By Katharina Welle

There are quite a few ‘new kids on the block’ of impact evaluation designs and methods in Elliot Stern’s Impact Evaluation guide for Commissioners and Managers.  One of them is qualitative comparative analysis (QCA), a research method that was originally developed in the 1980s in the political sciences and sociology to carry out complex comparisons between different countries or societies. In essence, QCA applies a systematic comparison to case study research, and will be of interest to any evaluator who wants to better understand the factors that influenced a particular outcome of an intervention that was implemented in different settings. In her lecture, Wendy Olsen explains the basics of QCA in just about 30 minutes.

In a new CDI Practice Paper, we explore the benefits and pitfalls of applying QCA in an impact evaluation setting based on three applications of the method under Itad-led evaluations and research:

Below, we share three benefits and caveats for using QCA in impact evaluations. Do consult the CDI Practice Paper for our full set of lessons.

Three benefits of using QCA

  • QCA works well in areas of impact evaluation where you can’t apply a counterfactual and where you want to compare the different factors that affected outcomes among a number of different interventions. In such cases, QCA adds rigour via systematic comparative analysis. Yet, QCA is not the only approach that can be used. In his monitoring and evaluation blog, Rick Davies discusses alternative methods such as decision-tree models. He also suggests other approaches in a recent video on ‘working with “loose” theories of change’.
  • QCA allows comparison of a small to large number of cases (in theory, it can be applied to just a handful of cases to over 100 cases).
  • The method pushes the evaluator to apply a very transparent approach to the evaluation by making all assumptions and choices explicit. Barbara Befani and Carrie Baptist wrote a how-to guide to applying QCA for assessing impact that provides a brief step-by-step guide.
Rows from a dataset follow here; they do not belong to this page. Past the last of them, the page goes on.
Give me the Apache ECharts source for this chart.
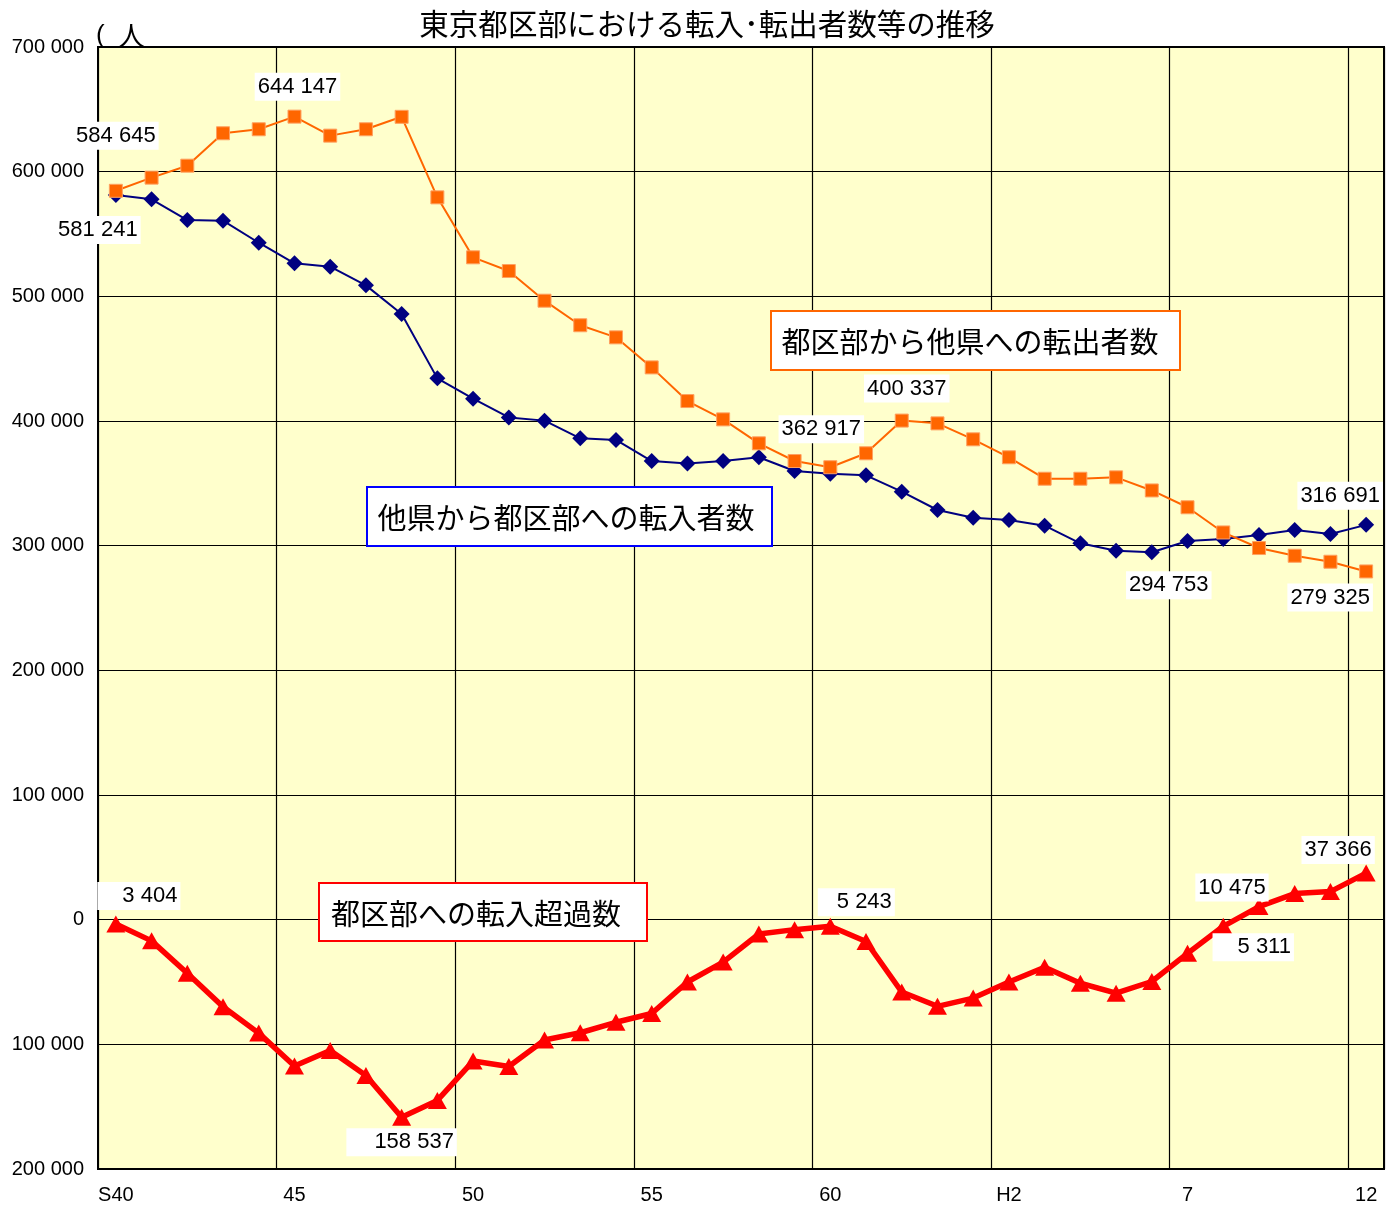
<!DOCTYPE html>
<html><head><meta charset="utf-8">
<script src="https://cdn.jsdelivr.net/npm/echarts@6/dist/echarts.min.js"></script>
<style>html,body{margin:0;padding:0;background:#fff}#c{width:1397px;height:1209px}</style>
</head><body><div id="c"></div>
<script>
// Years: S40 (1965) .. H12 (2000)
const categories = ["S40","41","42","43","44","45","46","47","48","49","50","51","52","53","54","55","56","57","58","59","60","61","62","63","H1","H2","3","4","5","6","7","8","9","10","11","12"];

// 他県から都区部への転入者数
const inMigrants = [581241, 577800, 561200, 560700, 543000, 526500, 523800, 508800, 485800, 434200,
  417900, 402900, 400300, 386100, 384800, 367900, 366000, 367900, 370900, 359900,
  357674, 356400, 343300, 328600, 322400, 320600, 316000, 301900, 296000, 294753,
  303800, 305300, 308600, 312600, 309400, 316691];

// 都区部から他県への転出者数
const outMigrants = [584645, 595200, 604800, 630800, 634000, 644147, 628900, 634000, 644000, 579400,
  531300, 520300, 496500, 476800, 467100, 443000, 416000, 401300, 382100, 367900,
  362917, 374100, 400337, 398100, 385300, 370900, 353700, 353700, 354800, 344300,
  330800, 310600, 298100, 291900, 287100, 279325];

// 都区部への転入超過数
const netMigration = [-3404, -17000, -43000, -69800, -91000, -117400, -105000, -125000, -158537, -145000,
  -113400, -117800, -96500, -90700, -82300, -75300, -50000, -34000, -11500, -8000,
  -5243, -17500, -58000, -69500, -62900, -50000, -38200, -51000, -59000, -49600,
  -27000, -5311, 10475, 20900, 22500, 37366];

const yTicks = { min: -200000, max: 700000, step: 100000 };

// which points carry a data label (index lists)
const inLabelIdx = [0, 29, 35];
const outLabelIdx = [0, 5, 20, 22, 35];
const netLabelIdx = [0, 8, 20, 31, 32, 35];

// label placement (style only)
const inLabelPos = {0: {o: [-18, 35]}, 29: {o: [17, 33]}, 35: {o: [-26, -29]}};
const outLabelPos = {0: {o: [0, -55]}, 5: {o: [3, -30]}, 20: {o: [-9, -38]}, 22: {o: [5, -32]}, 35: {o: [-36, 26]}};
const netLabelPos = {0: {o: [23, -28], p: [3, 3, 3, 25]}, 8: {o: [0, 25], p: [3, 3, 3, 28]},
  20: {o: [26, -24], p: [3, 3, 3, 19]}, 31: {o: [30, 21], p: [3, 3, 3, 25]},
  32: {o: [-27, -19], p: [3, 3, 3, 3]}, 35: {o: [-28, -23], p: [3, 3, 3, 3]}};

function fmt(v) {
  return Math.abs(v).toString().replace(/\B(?=(\d{3})+(?!\d))/g, ' ');
}

function buildData(values, idxList, pos) {
  return values.map((v, i) => {
    if (idxList.indexOf(i) < 0) return v;
    const p = pos[i];
    return { value: v, label: { show: true, offset: p.o, padding: p.p || [3, 3, 3, 3] } };
  });
}

const labelBase = {
  show: false, position: 'inside', color: '#000', fontSize: 22,
  fontFamily: '"Liberation Sans", Arial, sans-serif',
  backgroundColor: '#fff', formatter: (p) => fmt(p.value)
};

const chart = echarts.init(document.getElementById('c'), null, { renderer: 'canvas' });

const jp = '"Noto Sans CJK JP", sans-serif';

chart.setOption({
  animation: false,
  backgroundColor: '#fff',
  grid: {
    left: 98, top: 47, width: 1286, height: 1122,
    show: true, backgroundColor: '#FFFFCC', borderColor: '#000', borderWidth: 2,
    containLabel: false, outerBoundsMode: 'none'
  },
  xAxis: [{
    type: 'category', data: categories, boundaryGap: true, position: 'bottom',
    axisLine: { show: false, onZero: false },
    axisTick: { show: false },
    axisLabel: { interval: 4, margin: 16, color: '#000', fontSize: 20,
      fontFamily: '"Liberation Sans", Arial, sans-serif' },
    splitLine: { show: true, interval: 4, lineStyle: { color: '#000', width: 1.2 } }
  }, {
    type: 'category', data: categories, boundaryGap: true, position: 'bottom',
    axisLine: { show: true, onZero: true, lineStyle: { color: '#000', width: 1.2 } },
    axisTick: { show: true, inside: true, interval: 4, length: 5, lineStyle: { color: '#000' } },
    axisLabel: { show: false },
    splitLine: { show: false }
  }],
  yAxis: {
    type: 'value', min: yTicks.min, max: yTicks.max, interval: yTicks.step,
    axisLine: { show: false },
    axisTick: { show: true, inside: true, length: 5, lineStyle: { color: '#000' } },
    axisLabel: { margin: 14, color: '#000', fontSize: 20,
      fontFamily: '"Liberation Sans", Arial, sans-serif', formatter: (v) => fmt(v) },
    splitLine: { show: true, lineStyle: { color: '#000', width: 1.2 } }
  },
  series: [{
    name: '他県から都区部への転入者数', type: 'line', xAxisIndex: 0,
    data: buildData(inMigrants, inLabelIdx, inLabelPos),
    symbol: 'path://M0,-1L1,0L0,1L-1,0Z', symbolSize: 16, showAllSymbol: true,
    lineStyle: { color: '#000080', width: 2 },
    itemStyle: { color: '#000080' },
    label: labelBase, z: 3
  }, {
    name: '都区部から他県への転出者数', type: 'line', xAxisIndex: 0,
    data: buildData(outMigrants, outLabelIdx, outLabelPos),
    symbol: 'rect', symbolSize: 13, showAllSymbol: true,
    lineStyle: { color: '#FF6600', width: 2 },
    itemStyle: { color: '#FF6600', borderColor: '#FFA060', borderWidth: 1 },
    label: labelBase, z: 4
  }, {
    name: '都区部への転入超過数', type: 'line', xAxisIndex: 0,
    data: buildData(netMigration, netLabelIdx, netLabelPos),
    symbol: 'triangle', symbolSize: [19, 17], showAllSymbol: true,
    lineStyle: { color: '#FF0000', width: 5.5 },
    itemStyle: { color: '#FF0000' },
    label: labelBase, z: 5
  }],
  graphic: [
    { type: 'text', x: 707, y: 24, z: 10,
      style: { text: '東京都区部における転入･転出者数等の推移', fill: '#000', font: '29.5px ' + jp,
        textAlign: 'center', textVerticalAlign: 'middle', verticalAlign: 'middle' } },
    { type: 'text', x: 96, y: 36, z: -5,
      style: { text: '(', fill: '#000', font: '26px "Liberation Sans", Arial, sans-serif',
        textAlign: 'left', textVerticalAlign: 'middle', verticalAlign: 'middle' } },
    { type: 'text', x: 118, y: 36, z: -5,
      style: { text: '人', fill: '#000', font: '27px ' + jp,
        textAlign: 'left', textVerticalAlign: 'middle', verticalAlign: 'middle' } },
    { type: 'rect', z: 100, shape: { x: 771, y: 311, width: 409, height: 59 },
      style: { fill: '#fff', stroke: '#FF6600', lineWidth: 2 } },
    { type: 'text', z: 101, x: 970, y: 342,
      style: { text: '都区部から他県への転出者数', fill: '#000', font: '29px ' + jp,
        textAlign: 'center', textVerticalAlign: 'middle', verticalAlign: 'middle' } },
    { type: 'rect', z: 100, shape: { x: 367, y: 487, width: 405, height: 59 },
      style: { fill: '#fff', stroke: '#0000FF', lineWidth: 2 } },
    { type: 'text', z: 101, x: 566, y: 518,
      style: { text: '他県から都区部への転入者数', fill: '#000', font: '29px ' + jp,
        textAlign: 'center', textVerticalAlign: 'middle', verticalAlign: 'middle' } },
    { type: 'rect', z: 100, shape: { x: 319, y: 883, width: 328, height: 58 },
      style: { fill: '#fff', stroke: '#FF0000', lineWidth: 2 } },
    { type: 'text', z: 101, x: 476, y: 914,
      style: { text: '都区部への転入超過数', fill: '#000', font: '29px ' + jp,
        textAlign: 'center', textVerticalAlign: 'middle', verticalAlign: 'middle' } }
  ]
});
</script>
</body></html>
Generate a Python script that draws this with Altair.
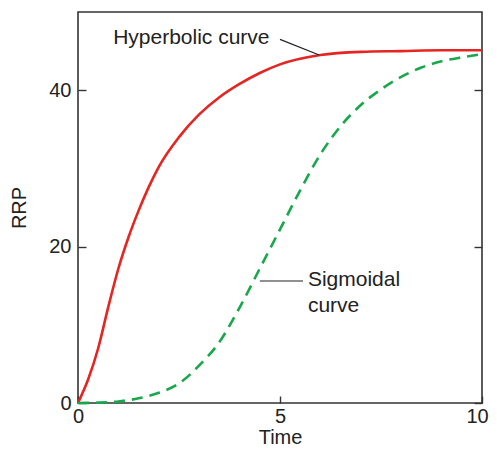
import altair as alt
import pandas as pd

# Hyperbolic curve (red, solid)
hyp_x = [0, 0.25, 0.5, 0.75, 1, 1.25, 1.5, 1.75, 2, 2.5, 3, 3.5, 4, 4.5, 5, 6, 7, 8, 9, 10]
hyp_y = [0, 3.0, 7.0, 12.3, 17.2, 21.2, 24.6, 27.6, 30.2, 34.0, 36.9, 39.1, 40.8, 42.2, 43.3, 44.5, 44.9, 45.0, 45.1, 45.1]

# Sigmoidal curve (green, dashed)
sig_x = [0, 0.5, 1, 1.5, 2, 2.5, 3, 3.5, 4, 4.5, 5, 5.5, 6, 6.5, 7, 7.5, 8, 8.5, 9, 9.5, 10]
sig_y = [0, 0.05, 0.2, 0.6, 1.3, 2.5, 4.8, 7.8, 12.2, 17.2, 22.2, 27.2, 31.8, 35.4, 38.1, 40.1, 41.7, 42.9, 43.7, 44.2, 44.6]

x_ticks = [0, 5, 10]
y_ticks = [0, 20, 40]

# annotation labels and leader lines (data coordinates)
label_text = ["Hyperbolic curve", "Sigmoidal", "curve"]
label_x = [0.87, 5.69, 5.69]
label_y = [45.9, 14.9, 11.7]
leader_x = [5.0, 4.5]
leader_x2 = [5.97, 5.57]
leader_y = [46.5, 15.6]
leader_y2 = [44.5, 15.6]

FONT = "Liberation Sans"

hyp = pd.DataFrame({"t": hyp_x, "v": hyp_y})
sig = pd.DataFrame({"t": sig_x, "v": sig_y})
labels = pd.DataFrame({"t": label_x, "v": label_y, "txt": label_text})
leaders = pd.DataFrame({"t": leader_x, "t2": leader_x2, "v": leader_y, "v2": leader_y2})

xscale = alt.Scale(domain=[0, 10], nice=False, zero=False)
yscale = alt.Scale(domain=[0, 50], nice=False, zero=False)

x_axis = alt.Axis(
    orient="bottom", values=x_ticks, offset=-7, tickSize=7, domain=False,
    grid=False, labelPadding=3, titlePadding=1, labelFlush=False,
    labelOffset={"condition": {"test": "datum.value == 10", "value": -5}, "value": 0},
)


def xenc(field):
    return alt.X(field, type="quantitative", scale=xscale, title="Time", axis=x_axis)


red = alt.Chart(hyp).mark_line(color="#e52521", strokeWidth=2.6, interpolate="monotone").encode(
    x=xenc("t"),
    y=alt.Y("v:Q", scale=yscale, title="RRP",
            axis=alt.Axis(orient="left", values=y_ticks, offset=-8, tickSize=8, domain=False,
                          grid=False, labelPadding=7, titlePadding=19, labelFlush=False)),
)

green = alt.Chart(sig).mark_line(color="#17a84b", strokeWidth=2.6, strokeDash=[11, 7],
                                 interpolate="monotone").encode(
    x=xenc("t"),
    y=alt.Y("v:Q", scale=yscale,
            axis=alt.Axis(orient="right", values=y_ticks, offset=-8, tickSize=8, domain=False,
                          grid=False, labels=False, title=None)),
)

lead = alt.Chart(leaders).mark_rule(color="#222", strokeWidth=1.2).encode(
    x=xenc("t"),
    x2="t2:Q",
    y=alt.Y("v:Q", scale=yscale, axis=None),
    y2="v2:Q",
)

txt = alt.Chart(labels).mark_text(align="left", baseline="alphabetic", fontSize=21, font=FONT,
                                  color="#222").encode(
    x=xenc("t"),
    y=alt.Y("v:Q", scale=yscale, axis=None),
    text="txt:N",
)

chart = alt.layer(red, green, lead, txt).properties(
    width=404, height=391,
    autosize=alt.AutoSizeParams(type="none"),
    padding={"left": 70, "top": 4, "right": 7, "bottom": 41},
).configure_view(
    stroke="#333", strokeWidth=1.6
).configure_axis(
    labelFont=FONT, titleFont=FONT, labelFontSize=20, titleFontSize=20,
    labelColor="#222", titleColor="#222", tickColor="#333", tickWidth=1.4,
    titleFontWeight="normal"
)

chart.save("out.html", embed_options={"renderer": "svg", "actions": False})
Barbara Befani will also be publishing a more detailed guide later this year on the Swedish Expert Group for Aid Studies website.

Three caveats to using QCA

  • Make sure your evaluation team is well-versed in QCA: without going into the technical details of QCA, it will be important that the evaluation team leader has a good grasp of the complex approach before the evaluation starts to ensure that the design is appropriately framed. For example, if the variables of interest are not robustly defined, the analysis rests on shaky grounds and the findings will not be credible.
  • Don’t attempt QCA if there is no clear Theory of Change and related data to test it: QCA is a theory-based approach to evaluation, and if you are not able to establish key factors for success or outcomes of the project interventions to be evaluated, then the method cannot be effectively used. Similarly, if you can’t get comparable data on the key factors affecting change across your case studies, it may well be that case studies need to be excluded from the analysis – an issue that you don’t want to crop up during the evaluation!
  • Finally, clarify client expectations when suggesting QCA as the evaluation design: QCA identifies packages of conditions or factors that are associated with a particular outcome, but it does not measure the net effect of an intervention or explain the nuanced mechanism at play leading from an intervention to an outcome. If your evaluation commissioner expects this, then alternative methods need to complement QCA.

Should you add QCA to your impact evaluation toolbox? Yes, if you make sure not to underestimate the challenges of applying the approach. While it is worth keeping an eye on alternatives for evaluating theories of change (see for example, Rick Davies' recent presentation on the topic), QCA is definitely a valuable addition to impact evaluation design options, in particular if combined with other approaches.